Underwood, who will leave office in January, has sued the county, claiming the county is underfunding his departments. He also has sued concerning the county shifting responsibility of food service to the sheriff.
However, county officials noted Underwood has participated in discussions with them over the upcoming budget.
Davis later noted in the meeting that $200,000 in utilities for the sheriff are annually paid for by road and bridge funds.
The commissioner, who has been active in the budget process, said the revenue increase appears to be from the online sales tax from entities like Amazon and increase in rental tax revenue. Property tax revenue is flat, he said, while business license is up a little, he added.
The courthouse budget was increased $36,000 for salaries and repairs. Bishop asked for an additional person, either one full-time person or two part-time workers, for the courthouse due to the repair and maintenance needs in the aging facility. He also noted the county has seven buildings to take care of. The courthouse only has one full-time person and two part-time employees to do the work, Bishop said.
Bishop and commissioners discussed the situation of finding people on hand to work on certain days to do needed work, as many workers have accumulated sick days to take off as vacation days, as allowed by rules set by the Walker County Civil Service Board. Davis said some accumulate 90 days, for example, and then won't return for months, all according to the rules.
"I've never worked anywhere where I had so many days off," Dickerson said.
However, all the commissioners agreed the workers are taking days that they were promised, which were also deserved. Davis said that it still explains why the county is still understaffed in many cases, including in the Sheriff's Office.
"That's the rule. Don't get me wrong. Keith Davis isn't saying it is wrong.
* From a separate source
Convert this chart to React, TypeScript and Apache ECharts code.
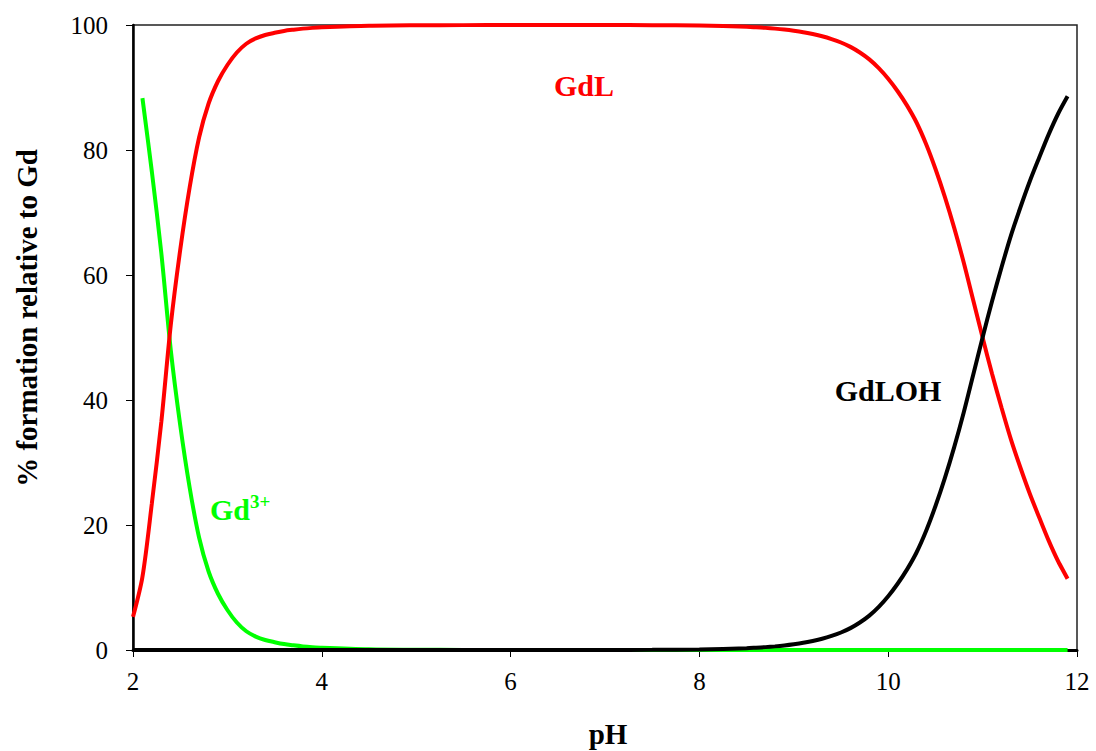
import React, { useEffect, useRef } from "react";
import * as echarts from "echarts";

// pH grid shared by all species
const pH = [
  2.0, 2.1, 2.2, 2.3, 2.4, 2.5, 2.6, 2.7, 2.8, 2.9, 3.0, 3.1, 3.2, 3.3, 3.4, 3.5, 3.6, 3.7, 3.8,
  3.9, 4.0,
  4.5, 5.0, 5.5, 6.0, 6.5, 7.0, 7.5, 8.0,
  8.5, 8.6, 8.7, 8.8, 8.9, 9.0, 9.1, 9.2, 9.3, 9.4, 9.5, 9.6, 9.7, 9.8, 9.9, 10.0, 10.1, 10.2,
  10.3, 10.4, 10.5, 10.6, 10.7, 10.8, 10.9, 11.0, 11.1, 11.2, 11.3, 11.4, 11.5, 11.6, 11.7, 11.8,
  11.9,
];

// % of total Gd present as each species
const gdFree: (number | null)[] = [
  null, 88.3, 76.5, 63.5, 48, 36, 26, 18, 12.6, 9.0, 6.4, 4.4, 3.0, 2.15, 1.6, 1.25, 0.95, 0.75,
  0.58, 0.46, 0.37,
  0.13, 0.05, 0.02, 0.01, 0, 0, 0, 0,
  0, 0, 0, 0, 0, 0, 0, 0, 0, 0, 0, 0, 0, 0, 0, 0, 0, 0, 0, 0, 0, 0, 0, 0, 0, 0, 0, 0, 0, 0, 0, 0,
  0, 0, 0,
];
const gdL = [
  5.3, 11.7, 23.5, 36.5, 52, 64, 74, 82, 87.4, 91, 93.6, 95.6, 97.0, 97.85, 98.4, 98.75, 99.05,
  99.25, 99.42, 99.54, 99.63,
  99.87, 99.95, 99.98, 99.99, 99.99, 99.99, 99.97, 99.91,
  99.71, 99.63, 99.54, 99.42, 99.27, 99.08, 98.85, 98.55, 98.2, 97.75, 97.2, 96.5, 95.6, 94.5,
  93.1, 91.4, 89.4, 87.1, 84.4, 81.0, 77.0, 72.5, 67.5, 62.0, 56.0, 50.0, 44.2, 38.8, 33.7, 29.2,
  25.0, 21.2, 17.5, 14.2, 11.4,
];
const gdLOH = [
  0, 0, 0, 0, 0, 0, 0, 0, 0, 0, 0, 0, 0, 0, 0, 0, 0, 0, 0, 0, 0,
  0, 0, 0, 0, 0, 0.01, 0.03, 0.09,
  0.29, 0.37, 0.46, 0.58, 0.73, 0.92, 1.15, 1.45, 1.8, 2.25, 2.8, 3.5, 4.4, 5.5, 6.9, 8.6, 10.6,
  12.9, 15.6, 19.0, 23.0, 27.5, 32.5, 38.0, 44.0, 50.0, 55.8, 61.2, 66.3, 70.8, 75.0, 78.8, 82.5,
  85.8, 88.6,
];

const xTicks = { min: 2, max: 12, step: 2 };
const yTicks = { min: 0, max: 100, step: 20 };

const toPairs = (vals: (number | null)[]) =>
  pH.map((x, i) => [x, vals[i]]).filter((p) => p[1] !== null);

const SERIF = "'Liberation Serif', 'Times New Roman', serif";

export default function App() {
  const ref = useRef<HTMLDivElement>(null);

  useEffect(() => {
    if (!ref.current) return;
    const chart = echarts.init(ref.current, undefined, { renderer: "svg" });

    const lineSeries = (name: string, vals: (number | null)[], color: string, z: number) => ({
      name,
      type: "line",
      data: toPairs(vals),
      smooth: 0.3,
      showSymbol: false,
      symbol: "none",
      z,
      lineStyle: { color, width: 4 },
    });

    const boldLabel = (
      text: string,
      x: number,
      y: number,
      fill: string,
      fontSize = 30,
      rotation = 0
    ) => ({
      type: "text",
      x,
      y,
      rotation,
      style: {
        text,
        fontFamily: SERIF,
        fontSize,
        fontWeight: "bold",
        fill,
        align: "center",
        verticalAlign: "middle",
      },
    });

    chart.setOption({
      animation: false,
      backgroundColor: "#ffffff",
      grid: {
        left: 133,
        right: 19,
        top: 25,
        bottom: 101,
        outerBoundsMode: "none",
        show: true,
        borderColor: "#222",
        borderWidth: 1.5,
        backgroundColor: "transparent",
      },
      xAxis: {
        type: "value",
        min: xTicks.min,
        max: xTicks.max,
        interval: xTicks.step,
        axisLine: { show: true, onZero: false, lineStyle: { color: "#000", width: 3 } },
        axisTick: { show: true, inside: false, length: 7, lineStyle: { color: "#000", width: 1 } },
        axisLabel: { color: "#000", fontFamily: SERIF, fontSize: 25, margin: 19 },
        splitLine: { show: false },
      },
      yAxis: {
        type: "value",
        min: yTicks.min,
        max: yTicks.max,
        interval: yTicks.step,
        axisLine: { show: true, onZero: false, lineStyle: { color: "#000", width: 2.5 } },
        axisTick: { show: true, inside: false, length: 7, lineStyle: { color: "#000", width: 1 } },
        axisLabel: { color: "#000", fontFamily: SERIF, fontSize: 25, margin: 25 },
        splitLine: { show: false },
      },
      graphic: [
        boldLabel("% formation relative to Gd", 27, 318, "#000000", 29, Math.PI / 2),
        boldLabel("pH", 608, 734, "#000000", 29),
        boldLabel("GdL", 584, 85, "#ff0000"),
        boldLabel("GdLOH", 888, 390, "#000000"),
        {
          type: "text",
          x: 210,
          y: 508,
          style: {
            text: "{a|Gd}{b|3+}",
            fill: "#00ff00",
            align: "left",
            verticalAlign: "middle",
            rich: {
              a: {
                fontFamily: SERIF,
                fontSize: 30,
                fontWeight: "bold",
                fill: "#00ff00",
                lineHeight: 32,
                verticalAlign: "bottom",
              },
              b: {
                fontFamily: SERIF,
                fontSize: 19,
                fontWeight: "bold",
                fill: "#00ff00",
                lineHeight: 32,
                verticalAlign: "top",
              },
            },
          },
        },
      ],
      series: [
        lineSeries("Gd3+", gdFree, "#00ff00", 2),
        lineSeries("GdL", gdL, "#ff0000", 3),
        lineSeries("GdLOH", gdLOH, "#000000", 4),
      ],
    });

    return () => chart.dispose();
  }, []);

  return (
    <div
      ref={ref}
      style={{ position: "fixed", left: 0, top: 0, width: 1096, height: 751 }}
    />
  );
}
The rule is there. That is the Civil Service Board (setting the rules), not the county commission," he said, noting his workers have sometimes notified him they were taking off for three months. "But they will take a day off. They are not sick. They will just take a day off."
Bishop noted they are usually the most qualified people sometimes taking off. "You really miss them," he said.
Davis also praised the Civil Service Board, whose budget was cut $4,300. He noted the board has "done a tremendous job" in cutting overtime and legal fees, which helped other offices.
Each of the districts will get $850,000 to work with, but those budgets are not developed yet.
In reviewing the departments, Dickerson said the commission office plans to cut it budget by $11,572 due to personnel changes, a move to paperless documentation and office supply. Room was left for purchasing additional office equipment.